Exceto que não é. Um
"dieback" ["perecimento"; aparentemente, o termo é usado em inglês no meio acadêmico brasileiro] machucaria diretamente os sete outros países
com os quais o Brasil divide a bacia do rio. Isso reduziria a umidade
canalizada ao longo dos Andes até o sul, em Buenos Aires. Se o Brasil estivesse
represando um rio real, e não sufocando um rio aéreo, nações localizadas ao
longo de seu fluxo poderiam considerar esse um ato de guerra. Conforme a vasta
reserva amazônica de carbono queima e se deteriora, o mundo pode se aquecer
0,1ºC até 2100 — não é muito, você pode pensar, mas o objetivo preferido pelo
acordo de Paris permite um aquecimento de apenas 0,5ºC aproximadamente.
Os outros argumentos do
senhor Bolsonaro também são falhos. Sim, o mundo rico destruiu suas florestas.
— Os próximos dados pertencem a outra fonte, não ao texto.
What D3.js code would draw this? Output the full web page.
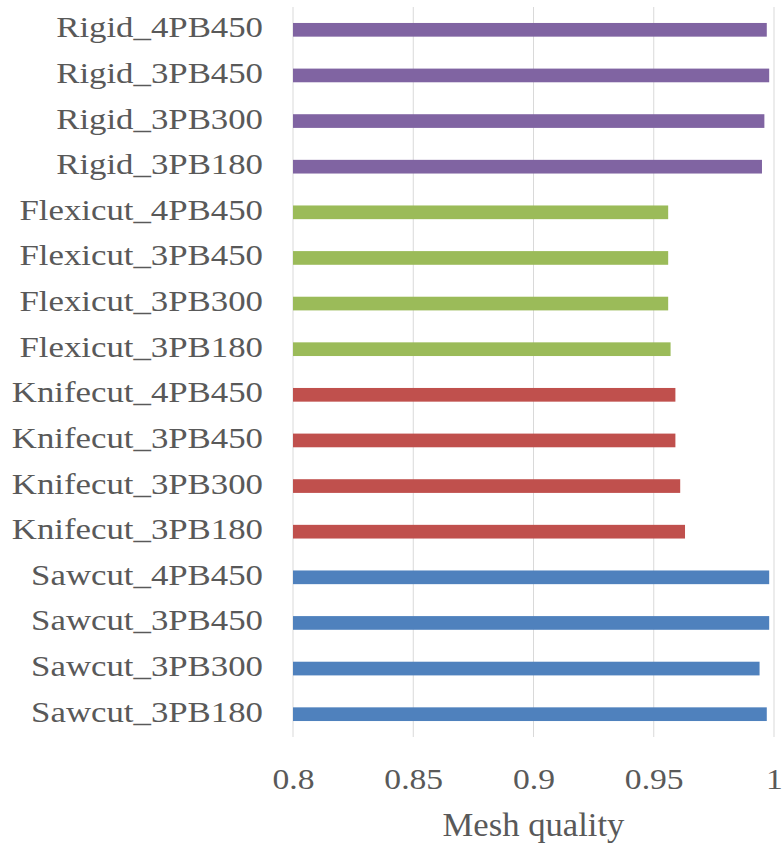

O Brasil não deveria copiar seus erros, mas aprender com eles como, digamos, a
França aprendeu, reflorestando enquanto ainda pode. A paranoia a respeito de
intrigas do Ocidente é exatamente isso [uma paranoia]. A economia do conhecimento
valoriza a informação genética isolada na floresta muito mais do que terra ou
árvores mortas. Mesmo que não o fizesse, o desflorestamento não é um preço
necessário para o desenvolvimento. A produção do Brasil de soja e carne
aumentou entre 2004 e 2012, quando o desmatamento de florestas desacelerou em
80%. Na verdade, à parte da Amazônia propriamente dita, a agricultura
brasileira pode ser a maior vítima do desflorestamento. A seca de 2015 fez com
que agricultores de milho no estado central brasileiro do Mato Grosso perdessem
um terço de sua colheita.
Por todos esses motivos,
o mundo deve deixar claro para o senhor Bolsonaro que não irá tolerar seu
vandalismo. Companhias alimentícias, pressionadas por consumidores, deveriam
rejeitar soja e carne produzidas ilegalmente em terra amazônica derrubada, como
fizeram em meados dos anos 2000. Os parceiros comerciais do Brasil deveriam
fazer negócios atrelados a seu bom comportamento. O acordo acertado em junho
entre a União Europeia e o Mercosul, um bloco econômico-comercial sul-americano
do qual o Brasil é o maior membro, já inclui provisões para proteger a floresta
tropical. É inegavelmente do interesse das partes reforçar essas provisões. O
mesmo vale para a China, que está ansiosa quanto ao aquecimento global e
precisa da agricultura brasileira para aumentar sua pecuária. Signatários ricos
do acordo de Paris, que se comprometeram a pagar países em desenvolvimento para
plantar árvores consumidoras de carbono, devem fazê-lo. O desflorestamento é
responsável por 8% da emissão global de gases de efeito estufa, mas atrai
apenas 3% do auxílio reservado para combater a mudança climática.
A
madeira e as árvores
Se há algo a brotar da
tática de terra arrasada do senhor Bolsonaro em direção à floresta tropical, é
que isso tornou a condição da Amazônia mais difícil de ignorar — e não apenas
para quem está de fora. A ministra da Agricultura do Brasil insistiu ao senhor
Bolsonaro para que permanecesse no acordo de Paris. O desflorestamento
descontrolado pode terminar afetando negativamente os fazendeiros brasileiros
na medida em que leva a boicotes estrangeiros de bens agrícolas brasileiros.
Cidadãos brasileiros devem pressionar seu presidente a reverter seu curso. Eles
foram abençoados com um patrimônio único no planeta, cujo valor é intrínseco e
sustentador da vida tanto quanto é comercial. Deixar que pereça seria uma catástrofe desnecessária.